How Great Team Presentations Are Like Great Albums

Marc Cohn, the Grammy Award-winning songwriter best known for his hit “Walking in Memphis,” is a bit of an anachronism. In an age of digital music, singles, and bootlegs, he still puts a new album together the same way the musicians who influenced him once did—by thinking about the flow of the entire “side one” and “side two” of the album:

“Some of the best albums don’t have an explicit theme or concept,” he told an interviewer from Arts-Louisville.com. “But there is something implicit that makes you know there is a reason those songs are in that sequence and a reason that the artist put them together….Listen to Joni Mitchell’s Court and Spark or some of Stevie Wonder’s greatest records from the 70s…there’s something that just makes them a great piece of work rather than a collection of songs.”

Album Collection
In an article called “The Fine Art of Sequencing an Album,” writer Ari Koinuma points out that:

“When you have a collection, the order in which the songs appear obviously makes a difference to how the overall collection is perceived and received.”

As an example, listen to The Beatles’ Abbey Road. Three of the closing songs—“Golden Slumbers,” “Carry That Weight,” and “The End”—flow from one to the next seamlessly. It’s almost inconceivable that a listener would listen to one song but skip the next. They work because each song—although they sound different and have strikingly different tempos—guides the listener from one place to the next effortlessly.

Why am I talking about album sequencing? Because I recently saw one of our trainees do something I’ve never seen before.

The trainee—a terrific speaker—was delivering his practice speech with an impressive amount of energy. But as he neared the end of his remarks, I noticed that his energy gradually (and almost imperceptibly) began to diminish.

I asked him afterward why he lost some energy toward the end. He told me it was a deliberate choice.
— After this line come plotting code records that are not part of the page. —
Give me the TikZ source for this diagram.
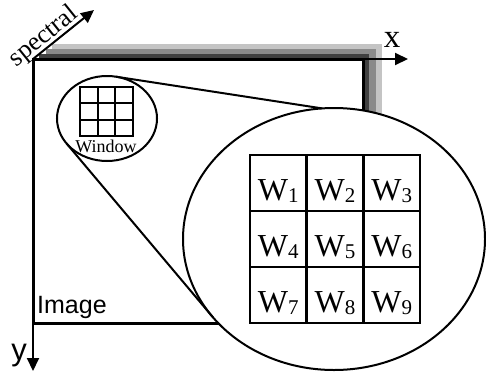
\documentclass[tikz,border=0pt]{standalone}
\usepackage{fontspec}
\setmainfont{Liberation Serif}
\newfontfamily\sansfam{Liberation Sans}
\usetikzlibrary{arrows.meta,calc}
\definecolor{layerA}{HTML}{404040}
\definecolor{layerB}{HTML}{8A8A8A}
\definecolor{layerC}{HTML}{C4C4C4}
\begin{document}
\begin{tikzpicture}[x=1pt,y=-1pt,
  axis/.style={line width=2pt,-{Triangle[length=13pt,width=12pt]}},
  frame/.style={line width=3pt},
  lens/.style={line width=2pt,fill=white},
  tie/.style={line width=2pt},
  bigcell/.style={draw,line width=2.5pt,minimum width=56.67pt,minimum height=56pt,inner sep=0pt},
  smallcell/.style={draw,line width=2pt,minimum width=17.67pt,minimum height=16.33pt,inner sep=0pt},
  wlabel/.style={anchor=base,inner sep=0pt,font=\fontsize{32}{32}\selectfont}
]
\useasboundingbox (0,0) rectangle (486,372);

% stacked spectral layers behind the image plane
\foreach \k/\c in {3/layerC,2/layerB,1/layerA}
  \fill[\c] ($(33,59)+(6.25*\k,-5*\k)$) rectangle ($(363,323)+(6.25*\k,-5*\k)$);

% image plane
\draw[frame,fill=white] (33,59) rectangle (363,323);

% magnified window
\coordinate (bigc) at (334,239);
\draw[lens] (bigc) ellipse [x radius=151pt, y radius=131pt];

% axes
\coordinate (O) at (33,59);
\coordinate (xend) at (408,59);
\coordinate (yend) at (33,371);
\coordinate (send) at (94,10);
\draw[axis] (O) -- (xend);
\draw[axis] (O) -- (yend);
\draw[axis] (O) -- (send);

% small window
\coordinate (smallc) at (107,118.5);
\draw[lens] (smallc) ellipse [x radius=50pt, y radius=42.5pt];

% lines joining the small window to its enlargement
\coordinate (ta) at ($(smallc)+(-79.8:50 and 42.5)$);
\coordinate (tb) at ($(bigc)+(-94.5:151 and 131)$);
\coordinate (ba) at ($(smallc)+(143.9:50 and 42.5)$);
\coordinate (bb) at ($(bigc)+(143.3:151 and 131)$);
\draw[tie] (ta) -- (tb);
\draw[tie] (ba) -- (bb);

% small 3x3 grid
\foreach \j in {0,1,2}
  \foreach \i in {0,1,2}
    \node[smallcell] (s\i\j) at ({80+17.67*(\i+0.5)},{87+16.33*(\j+0.5)}) {};
\node[anchor=base,inner sep=0pt,font=\fontsize{18}{18}\selectfont] (win) at (106,152) {Window};

% large 3x3 grid with labels
\foreach \j in {0,1,2}
  \foreach \i in {0,1,2} {
    \pgfmathtruncatemacro{\n}{3*\j+\i+1}
    \node[bigcell] (c\n) at ({250+56.67*(\i+0.5)},{155+56*(\j+0.5)}) {};
    \node[wlabel] (w\n) at ($(c\n)+(0,17)$) {W\raisebox{-2pt}{\fontsize{21}{21}\selectfont\n}};
  }

% labels
\node[anchor=base west,inner sep=0pt,font=\sansfam\fontsize{25}{25}\selectfont] (img) at (37,313) {Image};
\node[anchor=base,inner sep=0pt,font=\fontsize{33}{33}\selectfont] (xl) at (392,47) {x};
\node[anchor=base,inner sep=0pt,font=\sansfam\fontsize{31}{31}\selectfont] (yl) at (19,360) {y};
\node[anchor=south,rotate=38.8,inner sep=1pt,font=\fontsize{26}{26}\selectfont] (spec) at (52,47) {spectral};
\end{tikzpicture}
\end{document}
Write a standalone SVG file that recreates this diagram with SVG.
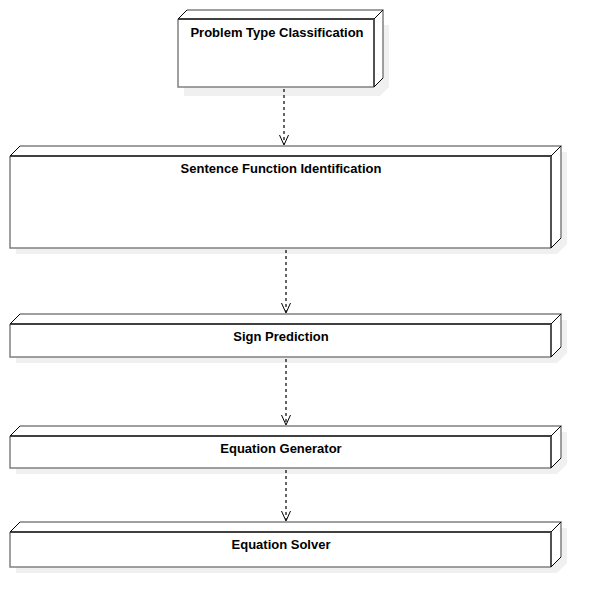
<svg xmlns="http://www.w3.org/2000/svg" width="602" height="609" viewBox="0 0 602 609">
<style>
.shadow{fill:#f0f0f0;stroke:none}
.face{fill:#ffffff;stroke:none}
.edge{fill:none;stroke:#808080;stroke-width:1.5}
.dark{fill:none;stroke:#404040;stroke-width:1.8}
.diag{fill:none;stroke:#000000;stroke-width:1}
.lbl{font-family:"Liberation Sans",Arial,sans-serif;font-weight:bold;font-size:13px;fill:#000000;text-anchor:middle}
.conn{fill:none;stroke:#000000;stroke-width:1.2;stroke-dasharray:3,3}
.head{fill:none;stroke:#000000;stroke-width:1}
</style>
<rect width="602" height="609" fill="#ffffff"/>

<g id="node-problem-type-classification">
<path class="shadow" d="M184,96 L184,34 L193,25 L389,25 L389,87 L380,96 Z"/>
<path class="face" d="M178,87 L178,19 L187,10 L383,10 L383,78 L374,87 Z"/>
<path class="edge" d="M187,10 L383,10 L383,78"/>
<path class="edge" d="M178,19 L178,87 L374,87"/>
<path class="dark" d="M178,19 L374,19 L374,87"/>
<path class="diag" d="M178,19 L187,10 M374,19 L383,10 M374,87 L383,78"/>
<text class="lbl" x="277" y="37">Problem Type Classification</text>
</g>

<g id="node-sentence-function-identification">
<path class="shadow" d="M16,254 L16,162 L26,152 L567,152 L567,244 L557,254 Z"/>
<path class="face" d="M10,248 L10,156 L20,146 L561,146 L561,238 L551,248 Z"/>
<path class="edge" d="M20,146 L561,146 L561,238"/>
<path class="edge" d="M10,156 L10,248 L551,248"/>
<path class="dark" d="M10,156 L551,156 L551,248"/>
<path class="diag" d="M10,156 L20,146 M551,156 L561,146 M551,248 L561,238"/>
<text class="lbl" x="281" y="173">Sentence Function Identification</text>
</g>

<g id="node-sign-prediction">
<path class="shadow" d="M16,363 L16,330 L26,320 L567,320 L567,353 L557,363 Z"/>
<path class="face" d="M10,357 L10,324 L20,314 L561,314 L561,347 L551,357 Z"/>
<path class="edge" d="M20,314 L561,314 L561,347"/>
<path class="edge" d="M10,324 L10,357 L551,357"/>
<path class="dark" d="M10,324 L551,324 L551,357"/>
<path class="diag" d="M10,324 L20,314 M551,324 L561,314 M551,357 L561,347"/>
<text class="lbl" x="281" y="341">Sign Prediction</text>
</g>

<g id="node-equation-generator">
<path class="shadow" d="M16,474 L16,442 L26,432 L567,432 L567,464 L557,474 Z"/>
<path class="face" d="M10,468 L10,436 L20,426 L561,426 L561,458 L551,468 Z"/>
<path class="edge" d="M20,426 L561,426 L561,458"/>
<path class="edge" d="M10,436 L10,468 L551,468"/>
<path class="dark" d="M10,436 L551,436 L551,468"/>
<path class="diag" d="M10,436 L20,426 M551,436 L561,426 M551,468 L561,458"/>
<text class="lbl" x="281" y="453">Equation Generator</text>
</g>

<g id="node-equation-solver">
<path class="shadow" d="M16,573 L16,538 L26,528 L567,528 L567,563 L557,573 Z"/>
<path class="face" d="M10,567 L10,532 L20,522 L561,522 L561,557 L551,567 Z"/>
<path class="edge" d="M20,522 L561,522 L561,557"/>
<path class="edge" d="M10,532 L10,567 L551,567"/>
<path class="dark" d="M10,532 L551,532 L551,567"/>
<path class="diag" d="M10,532 L20,522 M551,532 L561,522 M551,567 L561,557"/>
<text class="lbl" x="281" y="549">Equation Solver</text>
</g>

<g id="connectors">
<path class="conn" d="M284,89 L284,144"/>
<path class="head" d="M279.5,135 L284,145 L288.5,135"/>
<path class="conn" d="M286,250 L286,312"/>
<path class="head" d="M281.5,303 L286,313 L290.5,303"/>
<path class="conn" d="M286,359 L286,424"/>
<path class="head" d="M281.5,415 L286,425 L290.5,415"/>
<path class="conn" d="M286,470 L286,520"/>
<path class="head" d="M281.5,511 L286,521 L290.5,511"/>
</g>
</svg>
The speaker slated to follow him, he explained, was a much quieter and less powerful speaker. He knew that if he passed the baton to her with his usual energy, she would have paled that much more in comparison to him. He wanted to set her up for the win—so like a good album, he wanted to make the transition appear natural and seamless to the listener.

You might keep his tip in mind when speaking as part of a team. If the speaker following you has a dramatically different style, you might consider transitioning to the other speaker in a smooth manner that won’t be jarring to your audience. Just make sure that you don’t adopt the other speaker’s specific speaking style—your shift must be subtle and truly authentic.